Figure scripts
□ □ □
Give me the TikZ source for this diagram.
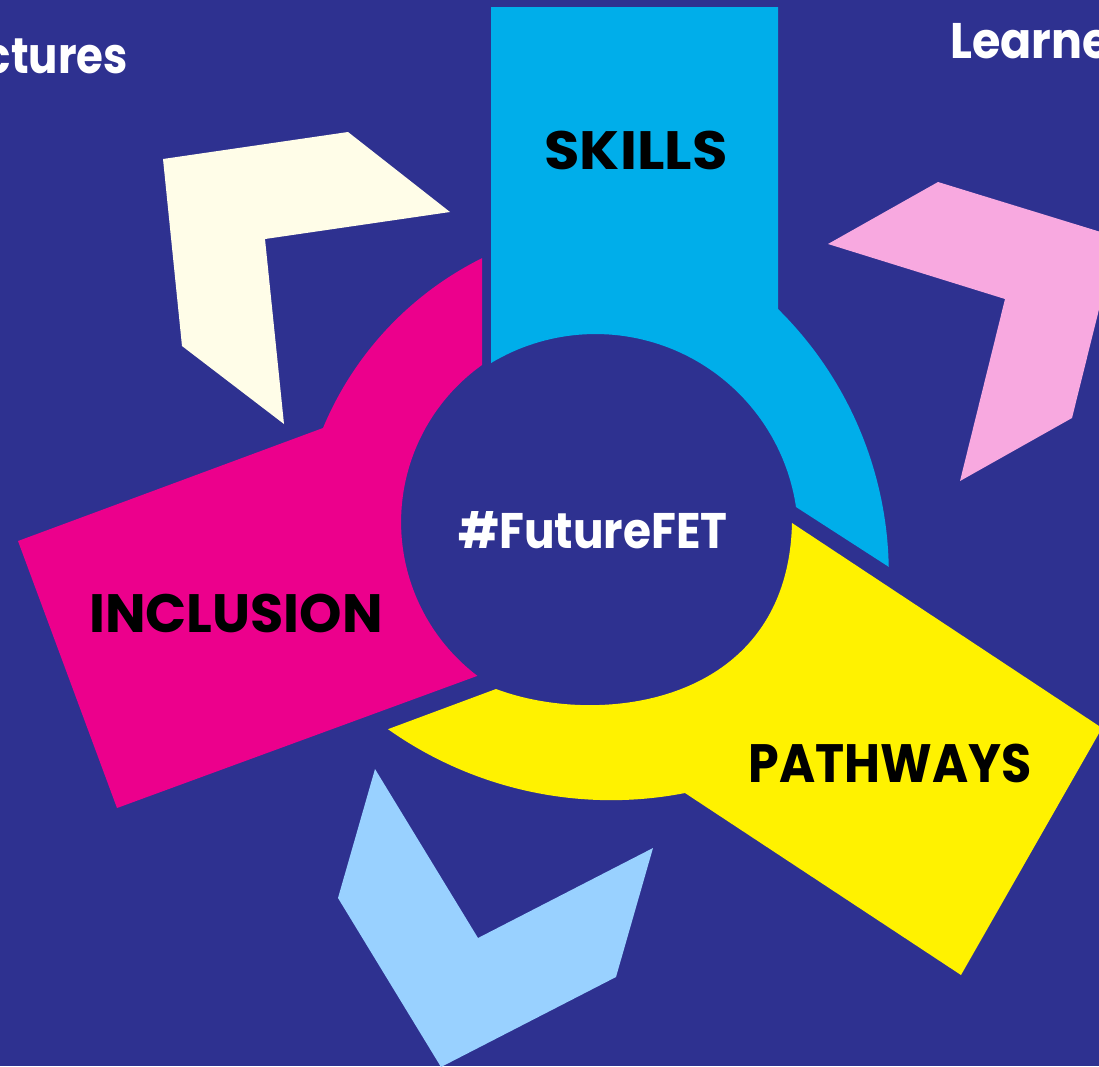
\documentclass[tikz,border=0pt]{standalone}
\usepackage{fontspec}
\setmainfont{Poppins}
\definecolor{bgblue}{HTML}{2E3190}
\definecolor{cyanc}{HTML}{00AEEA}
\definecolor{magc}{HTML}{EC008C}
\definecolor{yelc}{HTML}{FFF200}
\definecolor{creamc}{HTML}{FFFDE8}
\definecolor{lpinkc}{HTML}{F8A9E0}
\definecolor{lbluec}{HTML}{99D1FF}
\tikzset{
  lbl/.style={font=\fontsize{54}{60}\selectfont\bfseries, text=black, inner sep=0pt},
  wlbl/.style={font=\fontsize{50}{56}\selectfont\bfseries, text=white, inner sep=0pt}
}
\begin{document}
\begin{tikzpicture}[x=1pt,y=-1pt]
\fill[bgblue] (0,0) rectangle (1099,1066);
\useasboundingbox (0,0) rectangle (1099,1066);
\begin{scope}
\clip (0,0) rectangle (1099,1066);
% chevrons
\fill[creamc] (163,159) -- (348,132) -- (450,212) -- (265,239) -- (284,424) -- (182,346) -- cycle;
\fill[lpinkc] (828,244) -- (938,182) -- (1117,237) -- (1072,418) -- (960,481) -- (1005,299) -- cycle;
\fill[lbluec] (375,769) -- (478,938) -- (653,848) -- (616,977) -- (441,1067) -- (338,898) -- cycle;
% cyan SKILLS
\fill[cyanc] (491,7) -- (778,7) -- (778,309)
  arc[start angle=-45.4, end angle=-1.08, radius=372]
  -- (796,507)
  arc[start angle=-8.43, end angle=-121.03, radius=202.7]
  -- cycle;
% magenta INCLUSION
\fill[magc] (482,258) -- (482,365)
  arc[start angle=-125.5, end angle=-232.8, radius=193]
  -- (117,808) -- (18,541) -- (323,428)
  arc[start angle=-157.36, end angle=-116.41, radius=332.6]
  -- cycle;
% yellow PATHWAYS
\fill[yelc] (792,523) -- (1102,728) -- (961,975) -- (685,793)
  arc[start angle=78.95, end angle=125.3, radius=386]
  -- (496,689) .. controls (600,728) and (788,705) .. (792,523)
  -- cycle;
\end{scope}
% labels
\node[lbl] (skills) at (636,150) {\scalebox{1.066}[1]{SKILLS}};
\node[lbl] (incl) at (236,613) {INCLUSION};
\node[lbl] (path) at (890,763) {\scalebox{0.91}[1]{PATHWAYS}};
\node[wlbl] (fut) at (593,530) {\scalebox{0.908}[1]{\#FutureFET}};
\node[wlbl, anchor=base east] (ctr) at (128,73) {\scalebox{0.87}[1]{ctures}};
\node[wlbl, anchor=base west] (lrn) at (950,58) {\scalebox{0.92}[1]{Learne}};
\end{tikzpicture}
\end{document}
□ □ □
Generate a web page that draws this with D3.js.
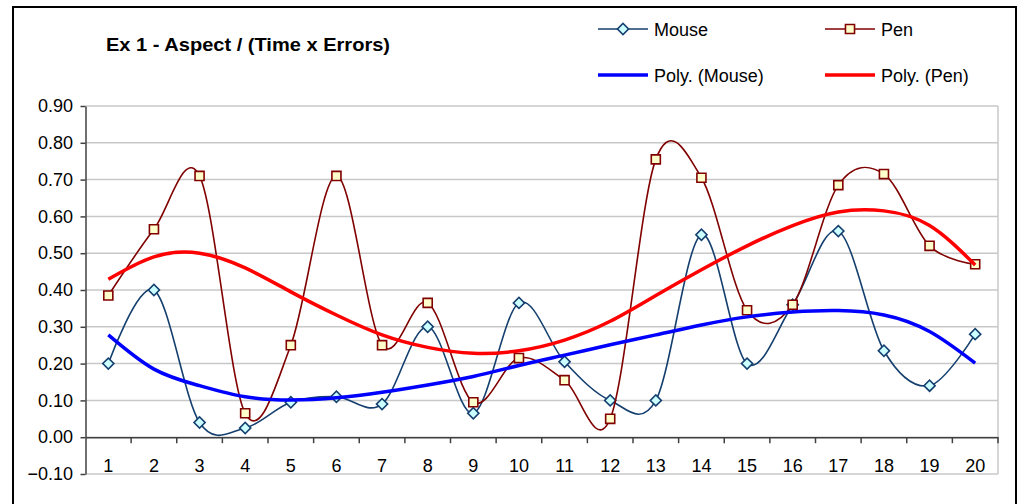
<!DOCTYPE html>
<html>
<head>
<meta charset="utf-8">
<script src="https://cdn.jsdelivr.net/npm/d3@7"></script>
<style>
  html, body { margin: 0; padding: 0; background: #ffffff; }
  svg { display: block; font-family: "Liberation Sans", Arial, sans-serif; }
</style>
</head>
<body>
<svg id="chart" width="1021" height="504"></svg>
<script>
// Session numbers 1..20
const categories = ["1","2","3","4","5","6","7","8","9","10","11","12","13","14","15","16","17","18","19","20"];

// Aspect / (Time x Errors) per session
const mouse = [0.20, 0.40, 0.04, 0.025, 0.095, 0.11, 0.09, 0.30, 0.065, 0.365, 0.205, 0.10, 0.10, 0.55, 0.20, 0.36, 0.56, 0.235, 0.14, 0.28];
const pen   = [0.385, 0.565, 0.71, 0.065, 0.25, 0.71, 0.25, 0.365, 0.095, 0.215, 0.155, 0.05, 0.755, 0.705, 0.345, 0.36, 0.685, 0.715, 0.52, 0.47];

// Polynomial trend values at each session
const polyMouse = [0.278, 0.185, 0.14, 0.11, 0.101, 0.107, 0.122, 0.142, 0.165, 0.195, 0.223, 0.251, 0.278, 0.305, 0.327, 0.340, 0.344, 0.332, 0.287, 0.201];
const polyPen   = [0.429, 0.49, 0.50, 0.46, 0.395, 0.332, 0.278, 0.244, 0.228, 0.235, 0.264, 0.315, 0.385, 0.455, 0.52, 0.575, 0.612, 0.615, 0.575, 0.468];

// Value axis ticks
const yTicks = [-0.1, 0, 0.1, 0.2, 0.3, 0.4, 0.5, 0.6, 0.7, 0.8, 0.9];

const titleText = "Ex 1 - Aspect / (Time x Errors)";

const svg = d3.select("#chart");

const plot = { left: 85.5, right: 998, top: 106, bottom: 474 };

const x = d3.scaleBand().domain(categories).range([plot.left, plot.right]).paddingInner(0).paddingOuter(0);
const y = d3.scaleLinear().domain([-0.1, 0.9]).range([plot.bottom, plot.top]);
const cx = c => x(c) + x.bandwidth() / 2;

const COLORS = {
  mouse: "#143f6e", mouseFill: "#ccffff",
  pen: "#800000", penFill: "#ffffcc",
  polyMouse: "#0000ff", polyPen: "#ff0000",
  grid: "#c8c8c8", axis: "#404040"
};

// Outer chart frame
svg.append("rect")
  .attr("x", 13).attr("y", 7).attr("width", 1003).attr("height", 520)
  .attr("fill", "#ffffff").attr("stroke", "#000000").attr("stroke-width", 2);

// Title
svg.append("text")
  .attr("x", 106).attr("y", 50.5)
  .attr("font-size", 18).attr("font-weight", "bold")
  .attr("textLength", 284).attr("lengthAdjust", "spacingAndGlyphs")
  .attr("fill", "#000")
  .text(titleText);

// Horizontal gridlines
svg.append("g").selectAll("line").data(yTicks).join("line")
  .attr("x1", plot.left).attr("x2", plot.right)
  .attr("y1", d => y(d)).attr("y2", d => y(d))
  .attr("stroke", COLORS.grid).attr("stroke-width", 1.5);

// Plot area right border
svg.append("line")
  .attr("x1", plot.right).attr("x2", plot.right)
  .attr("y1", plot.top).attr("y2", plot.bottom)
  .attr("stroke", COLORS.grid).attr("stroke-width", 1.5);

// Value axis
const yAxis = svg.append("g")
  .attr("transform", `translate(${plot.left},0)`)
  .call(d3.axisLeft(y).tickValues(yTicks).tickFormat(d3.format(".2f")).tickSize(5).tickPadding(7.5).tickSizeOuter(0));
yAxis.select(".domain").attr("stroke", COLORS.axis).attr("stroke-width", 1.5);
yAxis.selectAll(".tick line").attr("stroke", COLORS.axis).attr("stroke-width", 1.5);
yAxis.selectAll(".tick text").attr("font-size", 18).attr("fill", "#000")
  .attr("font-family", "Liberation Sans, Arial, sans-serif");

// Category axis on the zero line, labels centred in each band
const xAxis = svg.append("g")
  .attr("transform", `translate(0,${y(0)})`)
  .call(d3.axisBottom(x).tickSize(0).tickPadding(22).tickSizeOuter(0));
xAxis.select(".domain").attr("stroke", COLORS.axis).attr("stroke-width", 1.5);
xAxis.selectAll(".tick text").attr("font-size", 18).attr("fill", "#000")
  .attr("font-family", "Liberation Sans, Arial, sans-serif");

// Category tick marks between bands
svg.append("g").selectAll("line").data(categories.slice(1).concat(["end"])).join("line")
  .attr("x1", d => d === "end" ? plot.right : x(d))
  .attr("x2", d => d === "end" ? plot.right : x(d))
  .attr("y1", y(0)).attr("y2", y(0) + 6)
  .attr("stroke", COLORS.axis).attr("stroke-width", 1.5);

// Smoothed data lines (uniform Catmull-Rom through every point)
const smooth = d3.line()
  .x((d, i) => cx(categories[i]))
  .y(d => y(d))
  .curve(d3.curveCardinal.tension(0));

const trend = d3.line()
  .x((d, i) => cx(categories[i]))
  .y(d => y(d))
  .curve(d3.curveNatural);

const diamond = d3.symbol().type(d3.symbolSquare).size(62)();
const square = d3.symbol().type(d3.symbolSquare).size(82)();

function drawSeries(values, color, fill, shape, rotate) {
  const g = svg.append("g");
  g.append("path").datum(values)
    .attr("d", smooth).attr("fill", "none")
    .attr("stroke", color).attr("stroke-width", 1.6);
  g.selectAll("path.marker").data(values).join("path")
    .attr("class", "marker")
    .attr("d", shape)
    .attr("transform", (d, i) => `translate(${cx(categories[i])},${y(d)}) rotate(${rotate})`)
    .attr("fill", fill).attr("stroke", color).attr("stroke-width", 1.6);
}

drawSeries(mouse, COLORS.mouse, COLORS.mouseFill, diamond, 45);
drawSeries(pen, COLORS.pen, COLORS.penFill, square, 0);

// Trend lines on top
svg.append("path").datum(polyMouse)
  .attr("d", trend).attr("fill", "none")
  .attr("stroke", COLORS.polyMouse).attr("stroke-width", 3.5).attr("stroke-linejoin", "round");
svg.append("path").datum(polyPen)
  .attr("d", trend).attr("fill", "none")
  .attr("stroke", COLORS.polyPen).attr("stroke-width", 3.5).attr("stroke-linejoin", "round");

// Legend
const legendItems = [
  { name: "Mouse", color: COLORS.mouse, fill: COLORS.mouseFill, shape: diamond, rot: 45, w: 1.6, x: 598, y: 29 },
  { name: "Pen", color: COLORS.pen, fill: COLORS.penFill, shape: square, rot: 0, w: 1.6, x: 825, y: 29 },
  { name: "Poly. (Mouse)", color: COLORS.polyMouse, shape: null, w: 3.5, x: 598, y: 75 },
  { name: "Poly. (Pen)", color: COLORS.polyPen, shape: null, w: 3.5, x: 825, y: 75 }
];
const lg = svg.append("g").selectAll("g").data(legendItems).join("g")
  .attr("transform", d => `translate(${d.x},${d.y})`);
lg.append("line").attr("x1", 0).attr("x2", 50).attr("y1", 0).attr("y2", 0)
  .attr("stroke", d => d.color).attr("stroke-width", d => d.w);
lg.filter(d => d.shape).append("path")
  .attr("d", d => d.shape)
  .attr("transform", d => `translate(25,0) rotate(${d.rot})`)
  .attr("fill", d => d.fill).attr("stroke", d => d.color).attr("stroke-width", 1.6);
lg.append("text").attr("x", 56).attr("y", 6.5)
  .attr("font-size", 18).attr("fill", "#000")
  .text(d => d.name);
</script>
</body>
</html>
□ □ □
### YOUR OBJECTIVE:
Repeat, with no pictures, exactly the lines from the one containing "Generate a web" through the one containing "0.7, 0.8, 0.9];", the first and last included.

### RESULT OF THIS EXERCISE:
Generate a web page that draws this with D3.js.
<!DOCTYPE html>
<html>
<head>
<meta charset="utf-8">
<script src="https://cdn.jsdelivr.net/npm/d3@7"></script>
<style>
  html, body { margin: 0; padding: 0; background: #ffffff; }
  svg { display: block; font-family: "Liberation Sans", Arial, sans-serif; }
</style>
</head>
<body>
<svg id="chart" width="1021" height="504"></svg>
<script>
// Session numbers 1..20
const categories = ["1","2","3","4","5","6","7","8","9","10","11","12","13","14","15","16","17","18","19","20"];

// Aspect / (Time x Errors) per session
const mouse = [0.20, 0.40, 0.04, 0.025, 0.095, 0.11, 0.09, 0.30, 0.065, 0.365, 0.205, 0.10, 0.10, 0.55, 0.20, 0.36, 0.56, 0.235, 0.14, 0.28];
const pen   = [0.385, 0.565, 0.71, 0.065, 0.25, 0.71, 0.25, 0.365, 0.095, 0.215, 0.155, 0.05, 0.755, 0.705, 0.345, 0.36, 0.685, 0.715, 0.52, 0.47];

// Polynomial trend values at each session
const polyMouse = [0.278, 0.185, 0.14, 0.11, 0.101, 0.107, 0.122, 0.142, 0.165, 0.195, 0.223, 0.251, 0.278, 0.305, 0.327, 0.340, 0.344, 0.332, 0.287, 0.201];
const polyPen   = [0.429, 0.49, 0.50, 0.46, 0.395, 0.332, 0.278, 0.244, 0.228, 0.235, 0.264, 0.315, 0.385, 0.455, 0.52, 0.575, 0.612, 0.615, 0.575, 0.468];

// Value axis ticks
const yTicks = [-0.1, 0, 0.1, 0.2, 0.3, 0.4, 0.5, 0.6, 0.7, 0.8, 0.9];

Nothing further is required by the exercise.